捏造の科学者 STAP細胞事件 (文春文庫)

 

  つまり、小保方氏と笹井氏のつながりは、両者にとってメリットがあった。小保方氏としては、論文を採択してもらうために、笹井氏のノウハウと知名度を利用できた。一方で笹井氏も、CDBの予算獲得のために、STAP細胞という分かりやすい研究成果を得られた。小保方氏が笹井氏を必要としたように、笹井氏にもまた小保方氏が必要だったのである。だから笹井氏には、STAP細胞を「信じる」下地があった。その下地が笹井氏を盲目にして、STAP現象が空洞であることを隠してしまった。

 その結果、STAP細胞は、多数のメディアを招いての記者会見で大々的に発表されることとなる。この記者会見には笹井氏のバックアップが相当にあったようで、メディアに配布する資料も笹井氏自らが作成に関わっている。その資料では、iPS細胞と比較してSTAP細胞がいかに優秀かをイラスト付きでアピールしていた。

 

STAP細胞は宗教である

 こうして見ると、STAP論文をめぐる一連の騒動は、宗教が普及していくプロセスによく似ている。バカンティという本山から、一人の信徒(小保方氏)が独立して「STAP教」を開き、権力者(理研、若山氏と笹井氏)を取り込んで一気に信徒を獲得する。だが、「既得権益を守るのに必死な権力者たち」(メディア、理研、科学界)が、STAP教の神(STAP細胞)の存在を否定し、信徒たちを弾圧したことで、勢いは衰え、組織は瓦解し、STAP教を支えた1人の信徒は無念の自死を遂げた。

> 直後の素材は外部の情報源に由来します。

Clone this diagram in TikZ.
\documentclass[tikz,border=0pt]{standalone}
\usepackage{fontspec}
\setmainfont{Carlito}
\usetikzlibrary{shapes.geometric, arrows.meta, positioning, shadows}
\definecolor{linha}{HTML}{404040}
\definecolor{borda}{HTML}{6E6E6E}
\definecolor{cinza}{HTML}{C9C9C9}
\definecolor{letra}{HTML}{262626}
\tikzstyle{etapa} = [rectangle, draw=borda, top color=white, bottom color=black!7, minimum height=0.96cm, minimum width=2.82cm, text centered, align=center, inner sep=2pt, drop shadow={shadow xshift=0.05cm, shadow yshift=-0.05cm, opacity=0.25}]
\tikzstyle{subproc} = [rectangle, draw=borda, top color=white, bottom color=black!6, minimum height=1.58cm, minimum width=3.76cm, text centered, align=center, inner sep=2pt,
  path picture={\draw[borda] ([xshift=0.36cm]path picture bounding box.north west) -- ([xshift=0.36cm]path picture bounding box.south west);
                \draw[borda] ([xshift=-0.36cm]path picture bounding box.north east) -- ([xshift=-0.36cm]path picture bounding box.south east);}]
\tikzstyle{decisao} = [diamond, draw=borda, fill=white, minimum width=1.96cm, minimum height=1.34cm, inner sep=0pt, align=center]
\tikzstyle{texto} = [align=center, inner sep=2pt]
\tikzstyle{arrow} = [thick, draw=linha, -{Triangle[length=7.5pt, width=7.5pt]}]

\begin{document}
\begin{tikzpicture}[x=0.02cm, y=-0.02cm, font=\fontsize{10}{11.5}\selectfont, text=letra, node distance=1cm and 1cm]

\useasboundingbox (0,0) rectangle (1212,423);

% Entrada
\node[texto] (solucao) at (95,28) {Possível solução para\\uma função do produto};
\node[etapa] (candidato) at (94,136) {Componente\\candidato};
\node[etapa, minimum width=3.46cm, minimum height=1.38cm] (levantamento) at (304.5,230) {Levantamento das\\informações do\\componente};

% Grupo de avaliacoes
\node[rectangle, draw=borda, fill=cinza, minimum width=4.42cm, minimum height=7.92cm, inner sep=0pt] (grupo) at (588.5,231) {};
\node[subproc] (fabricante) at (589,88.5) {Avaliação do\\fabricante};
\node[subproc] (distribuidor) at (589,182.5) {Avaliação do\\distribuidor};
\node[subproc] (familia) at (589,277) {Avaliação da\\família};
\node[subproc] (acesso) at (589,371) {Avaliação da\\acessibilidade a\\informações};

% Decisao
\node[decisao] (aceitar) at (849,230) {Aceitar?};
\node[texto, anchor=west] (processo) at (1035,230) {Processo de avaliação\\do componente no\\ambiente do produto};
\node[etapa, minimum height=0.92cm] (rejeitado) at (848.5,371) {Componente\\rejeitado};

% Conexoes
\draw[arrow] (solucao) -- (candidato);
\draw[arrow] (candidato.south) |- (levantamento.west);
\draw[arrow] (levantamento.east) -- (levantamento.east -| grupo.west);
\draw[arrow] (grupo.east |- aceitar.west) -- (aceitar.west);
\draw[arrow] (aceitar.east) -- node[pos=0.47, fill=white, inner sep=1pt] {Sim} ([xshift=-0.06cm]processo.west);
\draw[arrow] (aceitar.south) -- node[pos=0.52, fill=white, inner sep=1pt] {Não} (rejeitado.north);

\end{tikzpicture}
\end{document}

 けれども、開祖である小保方氏の言葉は、いまだに一部の人々の心をとらえて離さない。理性ではなく感情に訴えかける開祖の言葉を信じる人々はまだ一定数いる。それはどういう人かというと、彼女のカリスマ性なり容姿なり振る舞いなりに魅了された者、もしくは、メディアや政府がひた隠しにしている「真実」を自分だけが知っているという優越感に浸りたい馬鹿である。

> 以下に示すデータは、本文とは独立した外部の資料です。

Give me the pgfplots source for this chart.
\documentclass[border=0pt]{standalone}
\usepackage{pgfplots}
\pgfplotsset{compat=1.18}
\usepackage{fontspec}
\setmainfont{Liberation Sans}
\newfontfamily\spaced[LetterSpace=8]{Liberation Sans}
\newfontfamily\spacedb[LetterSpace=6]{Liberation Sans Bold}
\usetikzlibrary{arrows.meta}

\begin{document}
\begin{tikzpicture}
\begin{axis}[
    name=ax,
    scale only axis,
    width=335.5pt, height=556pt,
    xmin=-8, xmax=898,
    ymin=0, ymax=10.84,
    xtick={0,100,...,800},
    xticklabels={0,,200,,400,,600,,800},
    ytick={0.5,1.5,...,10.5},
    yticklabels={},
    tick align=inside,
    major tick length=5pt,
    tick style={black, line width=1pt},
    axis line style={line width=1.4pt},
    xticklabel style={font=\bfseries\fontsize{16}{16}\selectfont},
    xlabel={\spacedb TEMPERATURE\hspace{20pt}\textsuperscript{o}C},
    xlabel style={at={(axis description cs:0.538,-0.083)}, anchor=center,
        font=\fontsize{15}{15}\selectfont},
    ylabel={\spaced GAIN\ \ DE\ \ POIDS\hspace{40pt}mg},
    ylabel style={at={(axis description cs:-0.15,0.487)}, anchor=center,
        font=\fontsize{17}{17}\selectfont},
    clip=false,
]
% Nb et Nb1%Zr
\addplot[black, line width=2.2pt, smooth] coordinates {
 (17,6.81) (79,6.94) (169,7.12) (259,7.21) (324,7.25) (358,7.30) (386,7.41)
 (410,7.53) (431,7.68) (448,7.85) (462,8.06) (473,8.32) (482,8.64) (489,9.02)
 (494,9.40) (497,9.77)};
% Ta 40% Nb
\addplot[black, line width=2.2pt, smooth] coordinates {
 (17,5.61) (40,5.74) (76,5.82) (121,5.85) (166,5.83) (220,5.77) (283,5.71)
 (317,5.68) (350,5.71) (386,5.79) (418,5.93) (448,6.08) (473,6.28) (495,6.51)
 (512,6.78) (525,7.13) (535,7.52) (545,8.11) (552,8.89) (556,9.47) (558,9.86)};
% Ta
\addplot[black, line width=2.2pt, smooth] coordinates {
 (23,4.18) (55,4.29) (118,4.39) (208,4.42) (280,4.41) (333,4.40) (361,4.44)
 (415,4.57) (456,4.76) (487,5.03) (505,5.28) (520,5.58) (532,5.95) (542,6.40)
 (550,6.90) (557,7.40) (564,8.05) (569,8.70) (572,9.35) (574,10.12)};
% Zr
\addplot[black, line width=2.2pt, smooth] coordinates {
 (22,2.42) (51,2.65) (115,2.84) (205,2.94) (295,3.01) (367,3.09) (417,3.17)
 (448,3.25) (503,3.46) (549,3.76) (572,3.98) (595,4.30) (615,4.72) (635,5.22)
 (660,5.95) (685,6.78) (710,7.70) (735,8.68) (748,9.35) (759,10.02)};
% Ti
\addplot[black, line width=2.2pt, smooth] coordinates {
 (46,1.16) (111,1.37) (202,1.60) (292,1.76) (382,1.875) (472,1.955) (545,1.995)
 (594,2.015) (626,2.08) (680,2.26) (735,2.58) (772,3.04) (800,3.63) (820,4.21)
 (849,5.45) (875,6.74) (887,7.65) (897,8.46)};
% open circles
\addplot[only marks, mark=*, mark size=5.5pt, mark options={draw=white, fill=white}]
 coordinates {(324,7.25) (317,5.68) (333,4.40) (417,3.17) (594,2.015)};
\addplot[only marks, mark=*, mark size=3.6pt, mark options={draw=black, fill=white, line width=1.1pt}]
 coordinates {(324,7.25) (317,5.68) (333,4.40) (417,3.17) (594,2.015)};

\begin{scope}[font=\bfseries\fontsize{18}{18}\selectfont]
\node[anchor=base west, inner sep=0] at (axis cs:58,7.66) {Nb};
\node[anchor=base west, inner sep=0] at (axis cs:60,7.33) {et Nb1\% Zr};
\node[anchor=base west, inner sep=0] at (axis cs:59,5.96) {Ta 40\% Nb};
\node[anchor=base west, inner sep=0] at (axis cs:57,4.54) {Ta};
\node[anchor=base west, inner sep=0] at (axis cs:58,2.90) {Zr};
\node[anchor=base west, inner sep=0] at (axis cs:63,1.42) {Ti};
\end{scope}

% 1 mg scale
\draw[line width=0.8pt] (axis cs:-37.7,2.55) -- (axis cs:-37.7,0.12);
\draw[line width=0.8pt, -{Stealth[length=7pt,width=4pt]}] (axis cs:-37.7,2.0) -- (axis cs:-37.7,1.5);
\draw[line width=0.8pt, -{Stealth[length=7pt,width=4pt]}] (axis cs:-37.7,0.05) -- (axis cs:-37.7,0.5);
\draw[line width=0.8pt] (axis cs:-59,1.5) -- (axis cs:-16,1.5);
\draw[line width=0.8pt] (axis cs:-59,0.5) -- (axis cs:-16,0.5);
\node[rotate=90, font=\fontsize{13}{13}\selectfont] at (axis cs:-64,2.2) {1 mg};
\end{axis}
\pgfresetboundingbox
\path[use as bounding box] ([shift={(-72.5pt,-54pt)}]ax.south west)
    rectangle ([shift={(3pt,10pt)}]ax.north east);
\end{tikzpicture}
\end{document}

 小保方氏は神の存在を真摯に訴え続け、その姿に心打たれた人々が新たな信徒となって彼女のもとに集まってくる。開祖は今は権力によって弾圧されて活動を制限されているが、ときどき世間の前に姿を現しては、信徒にありがたいお言葉を授けてくれる。

 小保方氏の著書『あの日』と『小保方晴子日記』2冊が、やけに詩的な文体で書かれていて、かつ作者のパーソナルな部分がふんだんに盛り込まれているのも、それが開祖の「言行録」であると考えると納得できる。信徒はその言行録を読み、彼女の人生を追体験することで、より信仰を深めていく。いま小保方氏が小説を書いているというのも、なるほど納得である。彼女の小説はきっと、一人の女性が「奇跡」を実現する物語になるのだろう。

 

 以上が、STAP事件についての、私なりの妄想である。事実の中に推測を混ぜて書いているので、あくまで想像の域を出ない。でも、最初に述べたように、小保方氏自身の口から真相を聞くことは絶対にないので、自分のなかのもやもやした感情は、このような妄想で片づけるほかない。

 とりあえずこの妄想で納得しておけば、今後、もし小保方氏がさらに何か行動を起こしても、暇を持て余した開祖のお戯れとして、笑って聞き流すことができる。